SET TASK: Print the records below exactly, starting at the first line and stopping after the line that contains "axis_col = '#8a8a9e'". Leave out any pictures.

------------------------------------------------------------------------

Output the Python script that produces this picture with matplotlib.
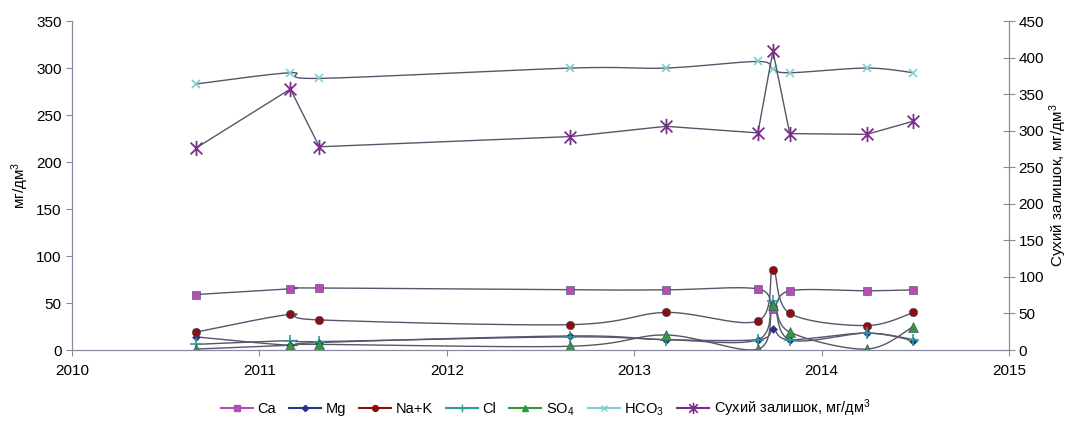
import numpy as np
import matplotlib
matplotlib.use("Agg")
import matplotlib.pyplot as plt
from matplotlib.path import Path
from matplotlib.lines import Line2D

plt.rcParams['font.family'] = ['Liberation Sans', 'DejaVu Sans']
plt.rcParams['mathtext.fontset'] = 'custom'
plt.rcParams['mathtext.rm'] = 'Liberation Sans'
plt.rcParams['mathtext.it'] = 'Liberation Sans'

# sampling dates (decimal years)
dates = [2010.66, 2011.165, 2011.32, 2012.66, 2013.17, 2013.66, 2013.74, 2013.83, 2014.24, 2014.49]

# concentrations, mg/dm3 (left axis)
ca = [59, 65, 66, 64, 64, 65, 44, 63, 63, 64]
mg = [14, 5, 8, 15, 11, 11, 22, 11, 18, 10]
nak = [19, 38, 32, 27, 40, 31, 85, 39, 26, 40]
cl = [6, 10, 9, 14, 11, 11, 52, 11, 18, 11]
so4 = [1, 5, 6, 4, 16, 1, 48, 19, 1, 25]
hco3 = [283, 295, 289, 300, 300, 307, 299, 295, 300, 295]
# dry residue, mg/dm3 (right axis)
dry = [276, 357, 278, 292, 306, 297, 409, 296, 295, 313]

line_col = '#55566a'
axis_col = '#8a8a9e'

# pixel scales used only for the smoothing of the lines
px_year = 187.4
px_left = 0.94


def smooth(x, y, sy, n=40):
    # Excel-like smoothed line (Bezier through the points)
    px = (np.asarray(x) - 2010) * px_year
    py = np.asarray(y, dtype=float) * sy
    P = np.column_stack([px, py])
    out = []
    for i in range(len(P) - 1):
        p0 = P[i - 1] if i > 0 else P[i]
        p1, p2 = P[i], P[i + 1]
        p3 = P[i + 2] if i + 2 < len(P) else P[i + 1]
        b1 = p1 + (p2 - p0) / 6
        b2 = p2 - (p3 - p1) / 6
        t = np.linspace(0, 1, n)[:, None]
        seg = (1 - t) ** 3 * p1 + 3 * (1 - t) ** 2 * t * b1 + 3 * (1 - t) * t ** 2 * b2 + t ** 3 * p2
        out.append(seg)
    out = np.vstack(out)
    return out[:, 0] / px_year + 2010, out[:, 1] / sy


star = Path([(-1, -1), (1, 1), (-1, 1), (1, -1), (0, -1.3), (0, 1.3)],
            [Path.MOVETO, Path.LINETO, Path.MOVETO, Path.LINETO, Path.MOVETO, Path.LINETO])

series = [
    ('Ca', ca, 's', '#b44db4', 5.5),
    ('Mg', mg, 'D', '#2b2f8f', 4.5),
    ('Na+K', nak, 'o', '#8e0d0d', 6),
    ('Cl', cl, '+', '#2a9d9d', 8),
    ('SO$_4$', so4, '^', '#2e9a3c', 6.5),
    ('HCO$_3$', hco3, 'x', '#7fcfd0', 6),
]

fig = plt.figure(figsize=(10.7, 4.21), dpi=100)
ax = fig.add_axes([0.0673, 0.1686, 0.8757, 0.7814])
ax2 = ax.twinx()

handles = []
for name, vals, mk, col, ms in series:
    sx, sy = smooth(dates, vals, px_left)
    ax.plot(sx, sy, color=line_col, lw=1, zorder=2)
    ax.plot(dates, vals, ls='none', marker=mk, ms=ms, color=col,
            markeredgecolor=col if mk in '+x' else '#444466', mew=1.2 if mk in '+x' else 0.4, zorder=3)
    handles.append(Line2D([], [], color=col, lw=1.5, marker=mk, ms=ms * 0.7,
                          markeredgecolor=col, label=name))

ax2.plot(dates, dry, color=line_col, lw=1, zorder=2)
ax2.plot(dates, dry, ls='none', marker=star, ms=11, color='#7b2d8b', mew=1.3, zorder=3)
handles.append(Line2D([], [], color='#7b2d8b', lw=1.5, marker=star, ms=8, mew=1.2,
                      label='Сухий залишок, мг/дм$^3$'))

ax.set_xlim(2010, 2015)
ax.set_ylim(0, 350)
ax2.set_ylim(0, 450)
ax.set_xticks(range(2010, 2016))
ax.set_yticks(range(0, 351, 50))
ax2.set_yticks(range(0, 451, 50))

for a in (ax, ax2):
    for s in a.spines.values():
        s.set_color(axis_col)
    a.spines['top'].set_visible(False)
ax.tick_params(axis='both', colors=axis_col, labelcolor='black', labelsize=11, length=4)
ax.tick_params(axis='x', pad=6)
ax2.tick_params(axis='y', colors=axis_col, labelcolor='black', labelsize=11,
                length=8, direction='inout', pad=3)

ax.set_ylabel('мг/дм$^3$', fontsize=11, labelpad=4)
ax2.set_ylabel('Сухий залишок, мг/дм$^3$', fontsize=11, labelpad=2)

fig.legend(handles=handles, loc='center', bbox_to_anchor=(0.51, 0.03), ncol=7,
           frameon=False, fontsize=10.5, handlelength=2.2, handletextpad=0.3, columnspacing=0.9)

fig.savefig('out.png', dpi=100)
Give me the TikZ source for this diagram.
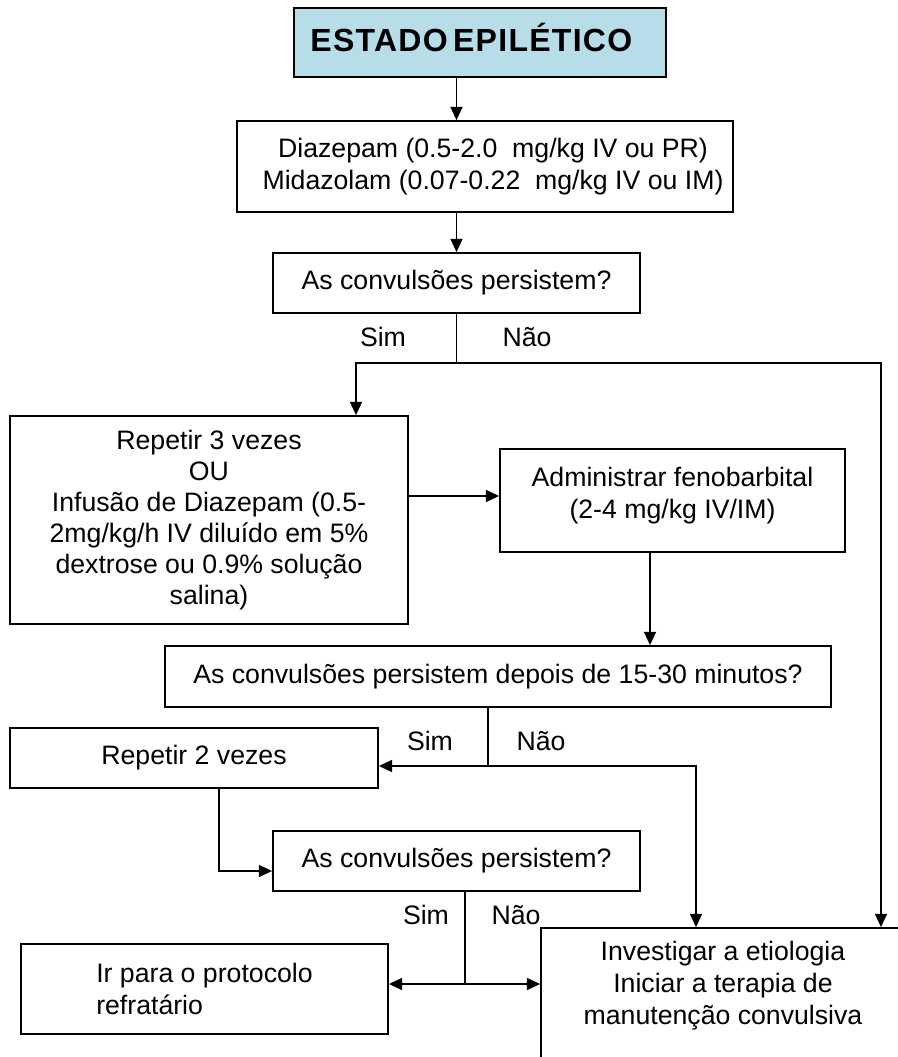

------------------------------------------------------------------------

COMPLETE ANSWER:
Output the Python script that produces this picture with matplotlib.
import numpy as np
import matplotlib
matplotlib.use("Agg")
import matplotlib.pyplot as plt
from matplotlib.path import Path
from matplotlib.lines import Line2D

plt.rcParams['font.family'] = ['Liberation Sans', 'DejaVu Sans']
plt.rcParams['mathtext.fontset'] = 'custom'
plt.rcParams['mathtext.rm'] = 'Liberation Sans'
plt.rcParams['mathtext.it'] = 'Liberation Sans'

# sampling dates (decimal years)
dates = [2010.66, 2011.165, 2011.32, 2012.66, 2013.17, 2013.66, 2013.74, 2013.83, 2014.24, 2014.49]

# concentrations, mg/dm3 (left axis)
ca = [59, 65, 66, 64, 64, 65, 44, 63, 63, 64]
mg = [14, 5, 8, 15, 11, 11, 22, 11, 18, 10]
nak = [19, 38, 32, 27, 40, 31, 85, 39, 26, 40]
cl = [6, 10, 9, 14, 11, 11, 52, 11, 18, 11]
so4 = [1, 5, 6, 4, 16, 1, 48, 19, 1, 25]
hco3 = [283, 295, 289, 300, 300, 307, 299, 295, 300, 295]
# dry residue, mg/dm3 (right axis)
dry = [276, 357, 278, 292, 306, 297, 409, 296, 295, 313]

line_col = '#55566a'
axis_col = '#8a8a9e'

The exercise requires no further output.